Dehors, il neigeait, le métro était fermé depuis longtemps, et elle dût rentrer à pieds pour rentrer chez elle. Personne ne lui avait proposé de la ramener.

Le printemps, puis l’été passèrent, et c’est avec surprise que Madame Francinet reçut un jour la visite de monsieur Rosay, l’air embarrassé, venu l’implorer pour un service autant personnel que gênant, comme si elle seule pouvait être à même de lui rendre. Bien sûr, ce serait contre une confortable rétribution, rétribution dont le montant la laissa bouche bée.

Cela concernait les obsèques de l’un de ses amis qui venait, de décéder subitement. Le défunt, Monsieur Linard, avec qui M. Rosay était en affaires, était un grand couturier. Aucun parent ne lui était connu que l’on put joindre, et pour que les obsèques soient dignes de sa situation sociale, ne lui fallait il pas une vieille mère pour le veiller ? à que cela ne tienne, les époux Rosay en imaginèrent une arrivant de Normandie par le train, toute émotionnée de chagrin par la perte de son fils. Et ils pensèrent tout naturellement à Madame Fancinet pour jouer ce rôle.

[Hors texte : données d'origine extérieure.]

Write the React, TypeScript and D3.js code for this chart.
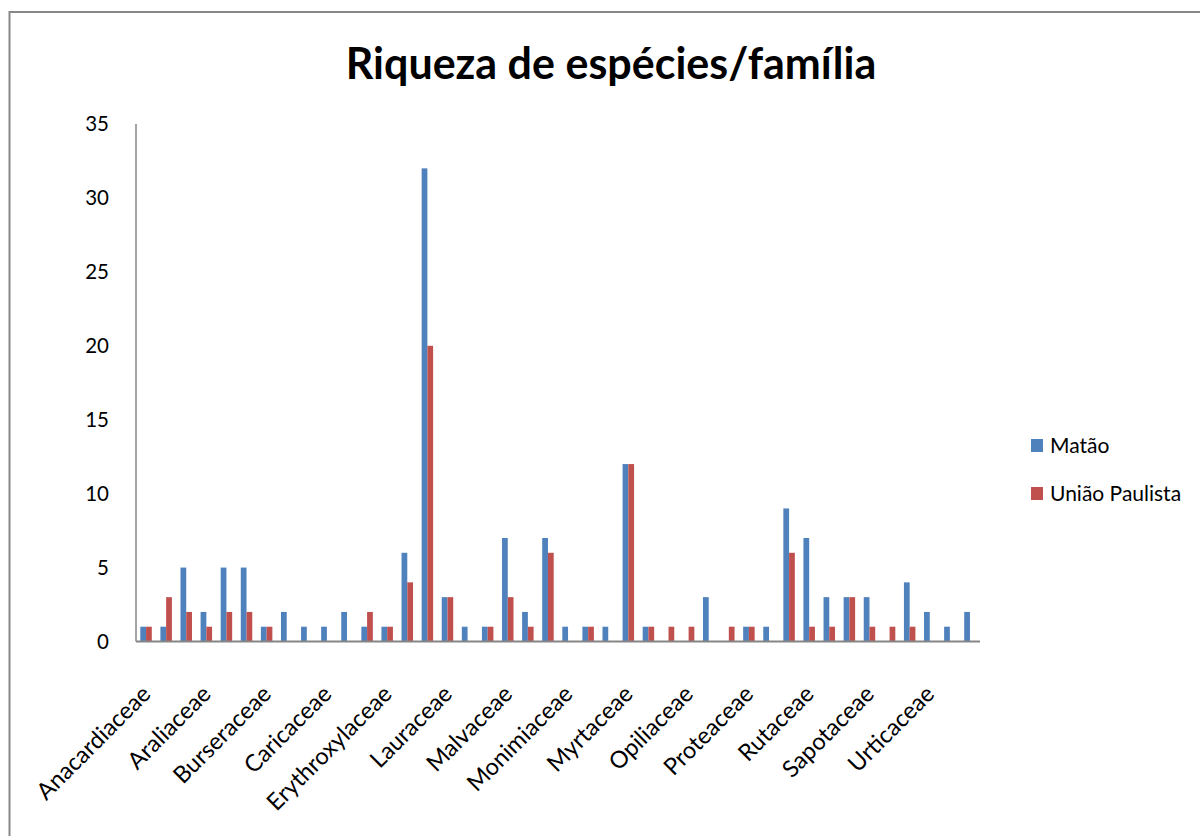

Madame Francinet allait elle encore une fois accepter plus par gentillesse que par appât du gain cette nouvelle proposition incongrue de gens ayant été si ingrats avec elle quelques mois plus tôt ? Si elle acceptait, ne risquerait-elle pas d’être reconnue par une lointaine parenté du défunt inopinément présente aux obsèques ? Serait elle capable de tenir de façon crédible son rôle de mère durant la nuit de veille ainsi que durant l’enterrement ?

Cette nouvelle de Julio Cortazar oppose la mesquinerie à la bonté naïve et désintéressée. Pas de grandes actions, mais seulement des comportements feutrés, des phrases anodines qui, par petites touches, abaissent ou rehaussent les acteurs de cette nouvelle.